Tips for Managing Money on Your Own

Every May, the voice of the commencement speaker rings in the land. Go forth! Play to win! But while graduates may be prepared to take up jobs and careers, they're often not ready to handle money. With the right start, however, you can make money management easy-in your 20s and for years to come. So here's my own "commencement" speech, about the meaning of financial life.

Respect cash. It takes real live dollars to set up on your own. Open a savings account and keep at least two months' rent on hand.

Manage your spending. Independent life is far more expensive than you think. Add up the bills and compare them to your take-home pay. If there's more outgo than income, well… you know what to do.

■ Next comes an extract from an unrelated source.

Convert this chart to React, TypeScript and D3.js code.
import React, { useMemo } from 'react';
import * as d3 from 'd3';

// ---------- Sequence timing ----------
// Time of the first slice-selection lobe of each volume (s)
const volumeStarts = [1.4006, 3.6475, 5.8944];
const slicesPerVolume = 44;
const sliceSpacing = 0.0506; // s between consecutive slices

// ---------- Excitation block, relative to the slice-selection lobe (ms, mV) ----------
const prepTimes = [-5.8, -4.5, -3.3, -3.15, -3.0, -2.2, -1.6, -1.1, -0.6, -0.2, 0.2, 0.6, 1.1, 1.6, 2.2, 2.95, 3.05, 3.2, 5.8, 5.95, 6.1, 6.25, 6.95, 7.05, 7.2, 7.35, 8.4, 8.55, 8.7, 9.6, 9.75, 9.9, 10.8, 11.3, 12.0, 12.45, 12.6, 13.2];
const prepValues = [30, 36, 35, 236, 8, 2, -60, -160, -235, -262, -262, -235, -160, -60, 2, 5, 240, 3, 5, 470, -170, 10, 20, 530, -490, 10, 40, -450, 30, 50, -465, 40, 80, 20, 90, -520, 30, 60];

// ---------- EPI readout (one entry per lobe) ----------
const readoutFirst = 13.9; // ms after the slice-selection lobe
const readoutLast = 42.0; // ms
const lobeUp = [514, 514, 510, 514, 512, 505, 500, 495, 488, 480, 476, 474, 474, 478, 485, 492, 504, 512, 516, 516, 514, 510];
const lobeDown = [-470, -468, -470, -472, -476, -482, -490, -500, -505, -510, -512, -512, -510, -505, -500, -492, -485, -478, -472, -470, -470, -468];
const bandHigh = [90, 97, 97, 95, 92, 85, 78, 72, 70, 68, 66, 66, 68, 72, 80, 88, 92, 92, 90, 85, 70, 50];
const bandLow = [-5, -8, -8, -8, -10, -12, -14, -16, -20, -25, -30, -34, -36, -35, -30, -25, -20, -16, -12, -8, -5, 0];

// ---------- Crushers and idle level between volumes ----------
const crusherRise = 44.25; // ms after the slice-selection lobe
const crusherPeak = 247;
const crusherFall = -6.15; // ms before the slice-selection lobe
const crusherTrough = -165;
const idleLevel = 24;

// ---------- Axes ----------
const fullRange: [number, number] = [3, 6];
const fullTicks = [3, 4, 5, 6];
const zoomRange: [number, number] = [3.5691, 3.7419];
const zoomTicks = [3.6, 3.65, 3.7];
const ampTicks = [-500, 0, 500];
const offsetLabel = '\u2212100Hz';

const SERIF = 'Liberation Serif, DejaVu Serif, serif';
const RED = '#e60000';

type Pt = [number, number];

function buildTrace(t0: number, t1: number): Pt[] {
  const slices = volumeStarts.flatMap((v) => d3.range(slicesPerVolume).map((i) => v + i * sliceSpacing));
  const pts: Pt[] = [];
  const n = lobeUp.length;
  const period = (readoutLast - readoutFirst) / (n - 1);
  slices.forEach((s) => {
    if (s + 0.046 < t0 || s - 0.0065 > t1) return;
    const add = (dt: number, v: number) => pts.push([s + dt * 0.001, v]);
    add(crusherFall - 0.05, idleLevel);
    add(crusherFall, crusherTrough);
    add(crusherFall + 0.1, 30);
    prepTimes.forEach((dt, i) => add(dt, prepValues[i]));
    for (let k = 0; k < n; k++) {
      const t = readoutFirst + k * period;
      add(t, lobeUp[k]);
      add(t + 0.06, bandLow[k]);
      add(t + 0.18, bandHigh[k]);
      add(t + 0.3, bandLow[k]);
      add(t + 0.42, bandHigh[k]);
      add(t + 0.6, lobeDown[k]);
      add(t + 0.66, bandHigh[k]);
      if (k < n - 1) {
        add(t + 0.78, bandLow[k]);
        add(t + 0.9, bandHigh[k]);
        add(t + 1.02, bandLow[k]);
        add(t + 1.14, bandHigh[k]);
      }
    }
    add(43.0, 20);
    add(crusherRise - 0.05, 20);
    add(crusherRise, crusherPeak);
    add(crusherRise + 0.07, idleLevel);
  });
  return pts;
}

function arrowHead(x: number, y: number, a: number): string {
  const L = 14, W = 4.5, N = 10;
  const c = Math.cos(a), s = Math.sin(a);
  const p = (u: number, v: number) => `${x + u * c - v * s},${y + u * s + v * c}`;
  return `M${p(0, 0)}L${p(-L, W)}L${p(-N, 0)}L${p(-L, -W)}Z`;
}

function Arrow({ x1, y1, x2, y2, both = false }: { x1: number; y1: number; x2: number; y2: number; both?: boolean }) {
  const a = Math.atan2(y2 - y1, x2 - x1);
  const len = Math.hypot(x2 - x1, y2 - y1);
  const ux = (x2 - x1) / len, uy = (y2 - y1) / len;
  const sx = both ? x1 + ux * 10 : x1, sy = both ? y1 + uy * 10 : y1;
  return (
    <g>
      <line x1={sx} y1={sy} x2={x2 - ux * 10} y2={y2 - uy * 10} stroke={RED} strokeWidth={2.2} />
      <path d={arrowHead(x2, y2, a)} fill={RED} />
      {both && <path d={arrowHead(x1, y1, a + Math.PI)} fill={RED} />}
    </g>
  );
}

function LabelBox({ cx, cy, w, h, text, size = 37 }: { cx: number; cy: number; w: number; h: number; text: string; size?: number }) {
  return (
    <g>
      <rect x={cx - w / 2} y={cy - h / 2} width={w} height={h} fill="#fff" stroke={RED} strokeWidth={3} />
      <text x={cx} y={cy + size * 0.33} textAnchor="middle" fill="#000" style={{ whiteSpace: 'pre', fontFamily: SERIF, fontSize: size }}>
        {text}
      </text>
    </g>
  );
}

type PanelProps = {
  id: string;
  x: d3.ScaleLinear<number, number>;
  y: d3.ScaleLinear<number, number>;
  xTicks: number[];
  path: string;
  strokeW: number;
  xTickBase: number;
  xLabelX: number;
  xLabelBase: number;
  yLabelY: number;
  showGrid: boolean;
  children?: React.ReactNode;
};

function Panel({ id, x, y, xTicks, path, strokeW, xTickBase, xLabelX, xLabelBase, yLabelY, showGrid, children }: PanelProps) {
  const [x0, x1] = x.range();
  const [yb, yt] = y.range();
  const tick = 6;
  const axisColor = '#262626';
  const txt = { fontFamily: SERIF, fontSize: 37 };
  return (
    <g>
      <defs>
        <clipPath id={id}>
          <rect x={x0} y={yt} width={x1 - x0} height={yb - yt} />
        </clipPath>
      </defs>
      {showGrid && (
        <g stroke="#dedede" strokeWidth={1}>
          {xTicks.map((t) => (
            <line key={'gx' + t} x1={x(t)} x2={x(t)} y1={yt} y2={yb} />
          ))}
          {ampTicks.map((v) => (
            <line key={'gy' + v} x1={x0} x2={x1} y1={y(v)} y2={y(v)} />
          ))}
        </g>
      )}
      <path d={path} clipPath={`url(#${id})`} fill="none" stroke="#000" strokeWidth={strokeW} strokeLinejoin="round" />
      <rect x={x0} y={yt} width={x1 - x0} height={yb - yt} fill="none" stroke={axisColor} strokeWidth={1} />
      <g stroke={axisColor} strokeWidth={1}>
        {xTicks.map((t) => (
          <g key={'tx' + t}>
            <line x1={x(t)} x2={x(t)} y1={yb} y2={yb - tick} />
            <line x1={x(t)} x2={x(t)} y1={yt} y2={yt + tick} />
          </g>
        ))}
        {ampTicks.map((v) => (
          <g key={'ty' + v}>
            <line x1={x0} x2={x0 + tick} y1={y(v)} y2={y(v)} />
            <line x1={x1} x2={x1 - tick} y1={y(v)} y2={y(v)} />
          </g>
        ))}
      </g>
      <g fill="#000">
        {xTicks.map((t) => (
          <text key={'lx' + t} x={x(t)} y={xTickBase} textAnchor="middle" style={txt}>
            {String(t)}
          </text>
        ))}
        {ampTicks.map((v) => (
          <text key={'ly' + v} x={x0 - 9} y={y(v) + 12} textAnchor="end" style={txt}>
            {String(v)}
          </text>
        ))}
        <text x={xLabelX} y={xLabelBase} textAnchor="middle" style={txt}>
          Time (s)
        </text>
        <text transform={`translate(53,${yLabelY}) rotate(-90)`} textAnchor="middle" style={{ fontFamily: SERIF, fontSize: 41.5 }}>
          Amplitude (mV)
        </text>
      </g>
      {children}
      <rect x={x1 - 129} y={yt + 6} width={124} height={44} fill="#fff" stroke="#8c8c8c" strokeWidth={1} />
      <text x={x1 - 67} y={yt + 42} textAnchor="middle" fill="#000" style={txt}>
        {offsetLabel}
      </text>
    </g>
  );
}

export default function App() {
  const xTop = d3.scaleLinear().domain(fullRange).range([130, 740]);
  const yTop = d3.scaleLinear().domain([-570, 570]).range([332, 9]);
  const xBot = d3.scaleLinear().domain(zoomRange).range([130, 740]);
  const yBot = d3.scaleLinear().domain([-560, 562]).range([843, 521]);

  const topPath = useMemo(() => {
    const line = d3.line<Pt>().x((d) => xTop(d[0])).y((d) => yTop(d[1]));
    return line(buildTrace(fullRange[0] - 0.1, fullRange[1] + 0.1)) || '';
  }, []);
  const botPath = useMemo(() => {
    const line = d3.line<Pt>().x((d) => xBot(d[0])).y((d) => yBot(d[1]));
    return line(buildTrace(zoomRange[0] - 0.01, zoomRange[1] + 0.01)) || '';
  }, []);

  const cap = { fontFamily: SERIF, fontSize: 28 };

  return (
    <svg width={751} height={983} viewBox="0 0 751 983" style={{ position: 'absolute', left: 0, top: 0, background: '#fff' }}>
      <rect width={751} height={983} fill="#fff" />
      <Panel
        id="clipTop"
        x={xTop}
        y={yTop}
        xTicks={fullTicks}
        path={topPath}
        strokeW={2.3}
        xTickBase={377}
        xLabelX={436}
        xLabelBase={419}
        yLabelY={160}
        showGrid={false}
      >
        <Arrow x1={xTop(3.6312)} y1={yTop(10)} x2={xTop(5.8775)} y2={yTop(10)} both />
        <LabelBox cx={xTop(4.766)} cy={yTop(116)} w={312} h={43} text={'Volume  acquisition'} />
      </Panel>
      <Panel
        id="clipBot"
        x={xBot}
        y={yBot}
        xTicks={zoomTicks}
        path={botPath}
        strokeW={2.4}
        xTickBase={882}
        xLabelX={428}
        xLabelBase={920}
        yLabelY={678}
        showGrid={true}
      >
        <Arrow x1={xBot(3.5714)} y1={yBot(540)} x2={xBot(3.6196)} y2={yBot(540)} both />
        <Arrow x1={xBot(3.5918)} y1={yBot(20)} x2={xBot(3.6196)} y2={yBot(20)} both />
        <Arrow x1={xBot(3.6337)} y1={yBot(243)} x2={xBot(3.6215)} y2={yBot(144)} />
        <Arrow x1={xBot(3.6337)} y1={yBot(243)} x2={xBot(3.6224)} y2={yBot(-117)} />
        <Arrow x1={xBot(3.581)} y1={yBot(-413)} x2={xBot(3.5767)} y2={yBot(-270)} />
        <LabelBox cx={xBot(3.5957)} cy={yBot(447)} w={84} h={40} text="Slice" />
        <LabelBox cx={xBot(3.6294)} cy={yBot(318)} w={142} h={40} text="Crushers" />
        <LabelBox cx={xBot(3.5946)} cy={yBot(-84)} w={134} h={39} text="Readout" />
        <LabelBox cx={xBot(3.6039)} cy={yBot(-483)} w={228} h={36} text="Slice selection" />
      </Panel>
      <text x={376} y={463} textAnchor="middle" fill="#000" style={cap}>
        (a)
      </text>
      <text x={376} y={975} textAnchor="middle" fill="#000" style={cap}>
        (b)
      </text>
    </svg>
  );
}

Get rid of credit-card debt. Many consumers think of credit-card debt as "normal"-just like having a mortgage or auto loan. In fact, it's a total waste of money that you could be using for savings or having fun. If you're carrying debt, add up the amount (most people underestimate), check the interest rates (if you paid late a couple of times, your rate might be up to 24 percent or more) and lay out a plan for paying it off.

Teach yourself to save. At all income levels, some people save and others don't-it's usually a matter of lifestyle choice. That makes it important to get in the habit, even if you start small. As an experiment, put away $50 a month to see if it wrecks your life (it won't). Then go to $75 or $100.

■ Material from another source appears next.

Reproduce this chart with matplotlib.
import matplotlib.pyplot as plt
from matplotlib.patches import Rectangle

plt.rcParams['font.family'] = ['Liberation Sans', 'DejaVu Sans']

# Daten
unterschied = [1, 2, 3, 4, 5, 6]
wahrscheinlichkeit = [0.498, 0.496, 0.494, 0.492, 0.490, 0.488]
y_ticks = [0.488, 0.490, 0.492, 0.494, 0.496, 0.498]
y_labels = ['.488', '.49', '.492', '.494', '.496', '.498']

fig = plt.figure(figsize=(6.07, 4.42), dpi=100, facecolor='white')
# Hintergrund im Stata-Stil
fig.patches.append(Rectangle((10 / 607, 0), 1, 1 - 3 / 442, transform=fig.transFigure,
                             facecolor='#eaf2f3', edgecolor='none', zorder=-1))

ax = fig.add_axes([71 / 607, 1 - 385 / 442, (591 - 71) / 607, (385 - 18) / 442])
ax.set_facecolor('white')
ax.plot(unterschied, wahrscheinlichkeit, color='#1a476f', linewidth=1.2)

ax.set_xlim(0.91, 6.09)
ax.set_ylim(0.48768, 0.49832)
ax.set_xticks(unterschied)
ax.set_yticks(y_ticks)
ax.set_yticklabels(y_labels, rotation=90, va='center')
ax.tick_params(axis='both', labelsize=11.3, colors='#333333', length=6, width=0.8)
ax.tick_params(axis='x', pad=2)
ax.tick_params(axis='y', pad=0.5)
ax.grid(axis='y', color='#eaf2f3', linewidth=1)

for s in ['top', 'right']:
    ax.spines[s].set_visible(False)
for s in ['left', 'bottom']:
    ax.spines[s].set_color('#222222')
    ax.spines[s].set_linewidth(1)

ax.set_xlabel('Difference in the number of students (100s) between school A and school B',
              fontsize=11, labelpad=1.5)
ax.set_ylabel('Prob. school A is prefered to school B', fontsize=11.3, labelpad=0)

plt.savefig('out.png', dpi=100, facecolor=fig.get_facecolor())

Start your retirement savings. Because you'll hold onto these for years, you'll want to invest up to 80 percent of your retirement money in well-diversified stock-owning mutual funds. You might think you're too young, too ill paid or too bothered with other bills to join your company's 401(k)-but do it anyway. These are the best years of your investment life, when your money has 40 years or more to grow.

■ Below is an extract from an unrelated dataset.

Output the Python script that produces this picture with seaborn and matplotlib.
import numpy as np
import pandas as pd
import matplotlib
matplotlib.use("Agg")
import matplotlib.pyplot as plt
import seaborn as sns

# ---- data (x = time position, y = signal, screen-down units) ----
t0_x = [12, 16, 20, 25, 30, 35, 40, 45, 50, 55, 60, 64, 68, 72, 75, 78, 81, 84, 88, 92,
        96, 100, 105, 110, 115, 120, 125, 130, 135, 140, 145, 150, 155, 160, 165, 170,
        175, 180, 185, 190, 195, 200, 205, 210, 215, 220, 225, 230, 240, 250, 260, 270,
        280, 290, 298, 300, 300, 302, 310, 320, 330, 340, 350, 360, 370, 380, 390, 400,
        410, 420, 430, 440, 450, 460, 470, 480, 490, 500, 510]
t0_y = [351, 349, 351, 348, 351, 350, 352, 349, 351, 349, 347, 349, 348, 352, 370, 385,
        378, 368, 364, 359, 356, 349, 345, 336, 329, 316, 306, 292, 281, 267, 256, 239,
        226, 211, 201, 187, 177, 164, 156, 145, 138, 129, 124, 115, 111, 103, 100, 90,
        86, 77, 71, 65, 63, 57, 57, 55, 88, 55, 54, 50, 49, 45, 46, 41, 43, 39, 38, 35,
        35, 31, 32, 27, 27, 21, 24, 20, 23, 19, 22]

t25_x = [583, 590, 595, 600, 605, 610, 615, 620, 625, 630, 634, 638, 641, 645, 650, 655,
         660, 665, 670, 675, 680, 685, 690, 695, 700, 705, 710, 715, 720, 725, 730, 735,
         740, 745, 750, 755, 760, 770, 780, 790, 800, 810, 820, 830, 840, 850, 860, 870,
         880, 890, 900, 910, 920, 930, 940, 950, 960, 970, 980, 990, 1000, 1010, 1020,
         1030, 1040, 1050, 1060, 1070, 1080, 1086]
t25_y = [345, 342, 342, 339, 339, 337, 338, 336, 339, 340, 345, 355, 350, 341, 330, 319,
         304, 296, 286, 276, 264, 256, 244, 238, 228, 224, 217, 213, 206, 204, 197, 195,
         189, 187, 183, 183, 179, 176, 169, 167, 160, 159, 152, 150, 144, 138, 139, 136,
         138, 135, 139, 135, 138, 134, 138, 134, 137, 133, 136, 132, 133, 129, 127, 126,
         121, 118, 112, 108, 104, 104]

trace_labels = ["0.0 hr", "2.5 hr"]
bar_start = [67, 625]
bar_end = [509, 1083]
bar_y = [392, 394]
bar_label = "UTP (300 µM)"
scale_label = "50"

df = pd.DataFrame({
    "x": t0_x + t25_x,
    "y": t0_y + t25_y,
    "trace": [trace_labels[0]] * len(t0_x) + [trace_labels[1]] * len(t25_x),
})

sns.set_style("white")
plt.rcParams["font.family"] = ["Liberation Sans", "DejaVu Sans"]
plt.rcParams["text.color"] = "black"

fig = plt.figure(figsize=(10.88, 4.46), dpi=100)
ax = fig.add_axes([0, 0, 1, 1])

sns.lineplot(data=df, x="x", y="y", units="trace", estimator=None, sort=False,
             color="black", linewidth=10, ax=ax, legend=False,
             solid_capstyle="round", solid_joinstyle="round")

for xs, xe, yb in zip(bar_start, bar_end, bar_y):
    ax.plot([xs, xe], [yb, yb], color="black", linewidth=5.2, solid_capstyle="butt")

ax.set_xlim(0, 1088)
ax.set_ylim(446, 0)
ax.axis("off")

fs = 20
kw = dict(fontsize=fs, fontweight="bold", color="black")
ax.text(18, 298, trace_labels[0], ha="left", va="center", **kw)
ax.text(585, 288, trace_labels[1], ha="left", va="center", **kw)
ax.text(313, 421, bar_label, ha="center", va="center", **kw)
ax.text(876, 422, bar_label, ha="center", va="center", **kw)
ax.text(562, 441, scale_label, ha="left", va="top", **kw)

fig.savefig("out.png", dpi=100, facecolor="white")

If you don't have a company plan, consider a Roth IRA. You can save up to $4,000 a year. All the earnings come entirely tax-free, as long as you take them after age 59.5. Roths have another big advantage: you can withdraw your own contribution whenever you want, tax-free and penalty-free. For example, say you invest $3,000 over three years, and earn $400. If you suddenly need money, you can withdraw up to $3,000 at any time, no strings attached.
Avoid financial planners, for now. To keep their jobs, they have to sell high-commission products, such as high-fee mutual funds. Stick with low-cost simple things, such as IRAs and target funds. At this stage in your life, there's nothing that you can't do better yourself.